Sasquatch music festival 2009 - Guy starts dance party

The Future of Work

At one point or another, most of us have to work.  Some volunteer their labor, but most of us are working for our wages.  I might have blogged about this in the past, but when I was in kindergarten, I rode the school bus to and from school like most kids.  I remember sitting on the bus one morning going to school thinking, “wow, this is incredibly monotonous.”  OK, I might not have known the word monotonous at six, but I remember thinking another twelve years of school seemed like forever.  I’ve never really liked monotony, I don’t think many people do, but for some reason I seem to be particularly sensitive to it.  Once I have done something, I don’t tend to want to do it too many other times. I seem to be pretty good at looking at patterns and making connections based on what I observe, more so than most, I think. Maybe that is why at six I already saw the road ahead of me. My son Tyler is the same way from what I’ve been able to see so far. We were working on a Batman activity book one time which had a bunch of batman characters every few pages and the goal was to spot which picture of six didn’t match the others. He could spot the picture that didn’t match the others incredibly fast. I think it is how we are wired or something, it is odd but cool.

When Routines Are Bad

IMDB summarizes the movie Groundhog Day by stating the main character played by Bill Murray goes through life as a weatherman who is “reluctantly sent to cover a story about a weather forecasting “rat” (as he calls it). This is his fourth year on the story, and he makes no effort to hide his frustration. On awaking the ‘following’ day he discovers that it’s Groundhog Day again, and again, and again. First he uses this to his advantage, then comes the realization that he is doomed to spend the rest of eternity in the same place, seeing the same people do the same thing EVERY day.”

In life a lot of us are living like Bill Murray, we’re living each day like the previous, and we’ve become masters of our environments, so we can almost predict what will happen before it happens.  This is when life starts getting monotonous, and to some demotivating.

When Routines Are Good

Routine can be a good thing and I think Flannery O’Connor said it best in The Habit of Being, letter to “A” by saying “If you do the same thing every day at the same time for the same length of time, you’ll save yourself from many a sink. Routine is a condition of survival.”  We’ve become adapt at minimizing risk and the unknown to make us more successful, or so it would seem. I have all sorts of habits like putting things in the same place, parking my car in the same place, learning what makes people happy and repeating it, avoiding repeatedly what makes people angry. We all do this, many times without even thinking about it.

The Future


Here is where the topic is going to get even more interesting.  In the future of work, I am seeing incredibly efficient processes as compared to what we have today.

Robots

A Day in the Life of a Kiva Robot

I’ve become obsessed with robotics recently. Everywhere I look, I see human jobs being replaced by robots. I won’t weigh in on whether it is a good thing or a bad thing that robots are “taking” human jobs, my only thought on it is “like it or not…it is inevitable…and often times fascinating.” Kiosks, phones, robots, manufacturing, 3D printing, and more are all of the ways humans are getting squeezed out by more efficient, less costly, and non-unionized robotic work forces. Each generation seems to face new innovations and with change comes the need to evolve or get passed over. In the future of work, creative people willing to adjust quickly will rule.

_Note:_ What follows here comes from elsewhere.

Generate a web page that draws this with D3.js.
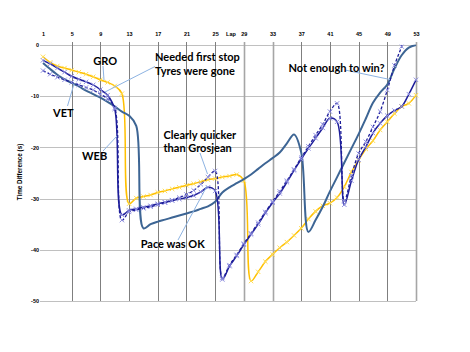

I’ve started noticing people are trying to get creative work over the “grunt work.” Here’s the odd thing though, thanks to all of our more “efficient” processes, the grunt work is going away as well. Work as we know it is quickly changing.  It is at times more difficult to be creative when templates, systems, standards or processes limit creative freedoms.

Globalization

Killed by Tech via @equalman

I find the global economy fascinating, and I think we are only seeing the beginning of a distributed economy. Technology is changing nearly everything.  In the future, and arguably to some extent today, if you want a job done you can outsource that task to the masses on the Internet. Instead of competing with people in your geographic area for that project, we are now all competing with one another in the future. Reputation and keeping your skills up will be even more critical than they are today.

Your Turn

What do you think?  How will we be working, or not working, in the future?  Let me know in the comments.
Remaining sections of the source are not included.